Olney principal James Thompson said that the district uses an unfair measure to judge its academic success, comparing it to some special admission schools instead of other neighborhood schools in its area, including Frankford and Edison. He asked what would happen to the students if they were forced to go elsewhere.
“We are the best option for students we serve,” he said, urging SRC members to visit and see for themselves.
Commissioner Bill Green told Thompson that he agreed Olney was its students’ best option, and imagine “what you could do with 28 percent more money in your budget,” citing the high administrative overhead. Green told Thompson he and the staff should split with Aspira and start “the first principal-and-teacher-led turnaround” in the district.
The district has not named any new Renaissance schools in the last two years, and said it has been conducting a comprehensive review of the Renaissance initiative for more than a year. District officials said Thursday night that review is still ongoing.
Meanwhile, the district has tinkered with other turnaround strategies, such as contract schools. In the contract schools model, the district hires an outside provider to run the school, but still retains the staff and tighter control over its operations.
Two other Renaissance charters run by Universal Companies in Southwest Philadelphia, Vare Middle and Audenried High schools, were also first recommended for nonrenewal in April 2016. No action was taken on them, but Wilkerson said she expected votes on their fate to come up in January or February 2018.
Sources had said there was not yet consensus among the five SRC members about what should be done with those schools, which were also cited primarily for academic and financial deficiencies in the CSO’s nonrenewal recommendations.
All four schools — the two run by Universal and the two run by Aspira — have waited in limbo for nearly two years. In April and May 2016, the SRC first attempted to decide their fates, but couldn’t muster the votes needed to take action in either direction. For part of that time, the SRC did not have a full complement of five members.
The case of the Aspira schools was further clouded by the addition of attorney and former mayoral candidate Ken Trujillo, who took on an advisory role with the organization in an effort to stave off the schools’ closing. He appeared before the SRC that spring and asked for time to straighten out the nonprofit’s troubles, which included a payout to settle sexual harassment claims against Aspira CEO Alfredo Calderon.
Before Thursday, nonrenewal votes on the Aspira schools had appeared on the SRC’s agenda three times, the last of which came in October 2016. But the SRC never took definitive action, and the issue largely receded from public view for over a year.
And it could be years more before Olney and Stetson return to district control, if it ever happens. The SRC has to take a second nonrenewal vote after a series of public meetings. If the SRC reaches the same decision it did Thursday night, Aspira can then appeal the decision to a state board and eventually sue in Commonwealth Court.

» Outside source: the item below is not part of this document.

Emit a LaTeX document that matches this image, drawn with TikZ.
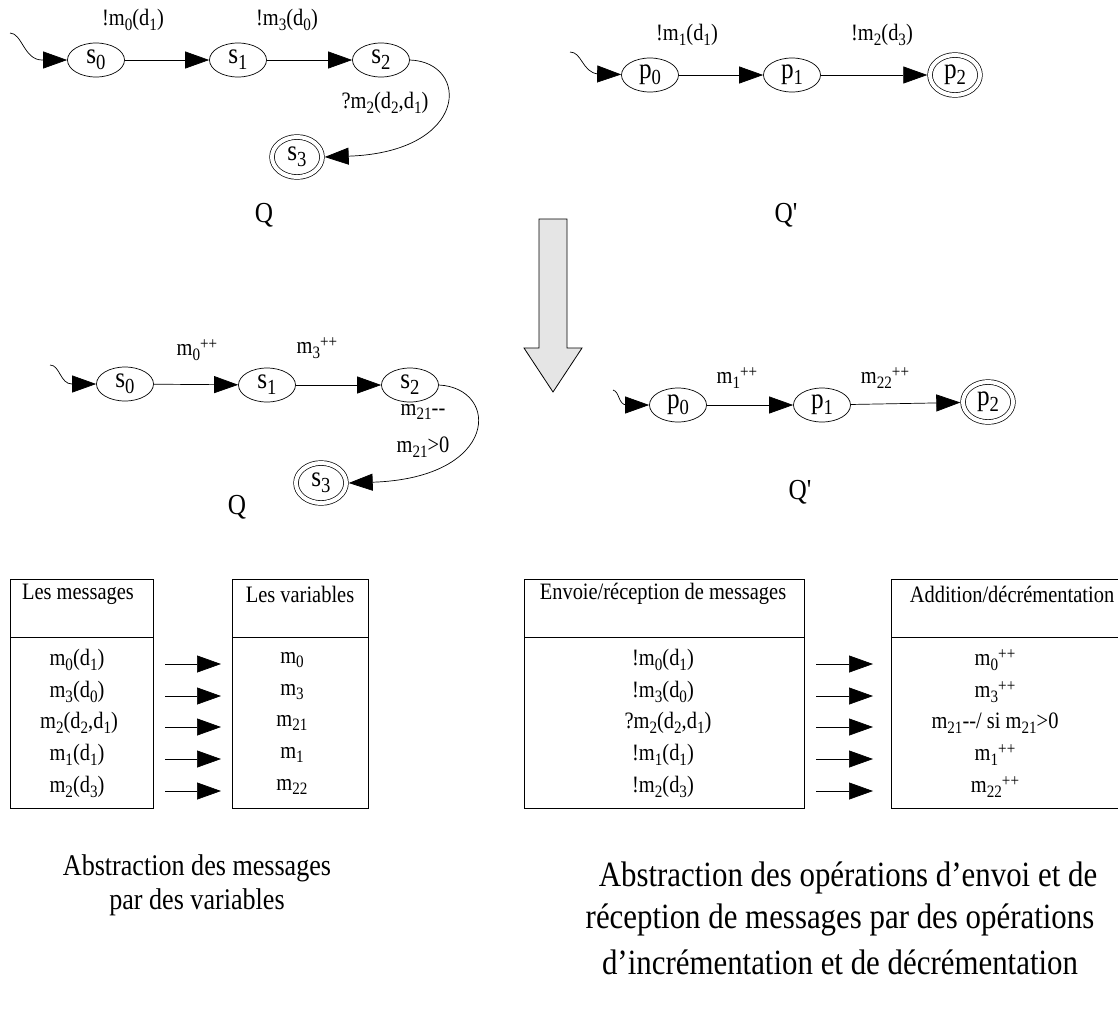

Also at the meeting, parent Isaac Gardner angrily confronted the SRC over an incident in which his 8-year-old son at Solis-Cohen Elementary School was taken into a bathroom by a school police officer. Superintendent William Hite acknowledged that mistakes had been made and an investigation into possible misconduct on the part of the officer would be reopened. Julien Terrell of the Philadelphia Student Union also angrily addressed the board, saying that eventually school police officers should be eliminated.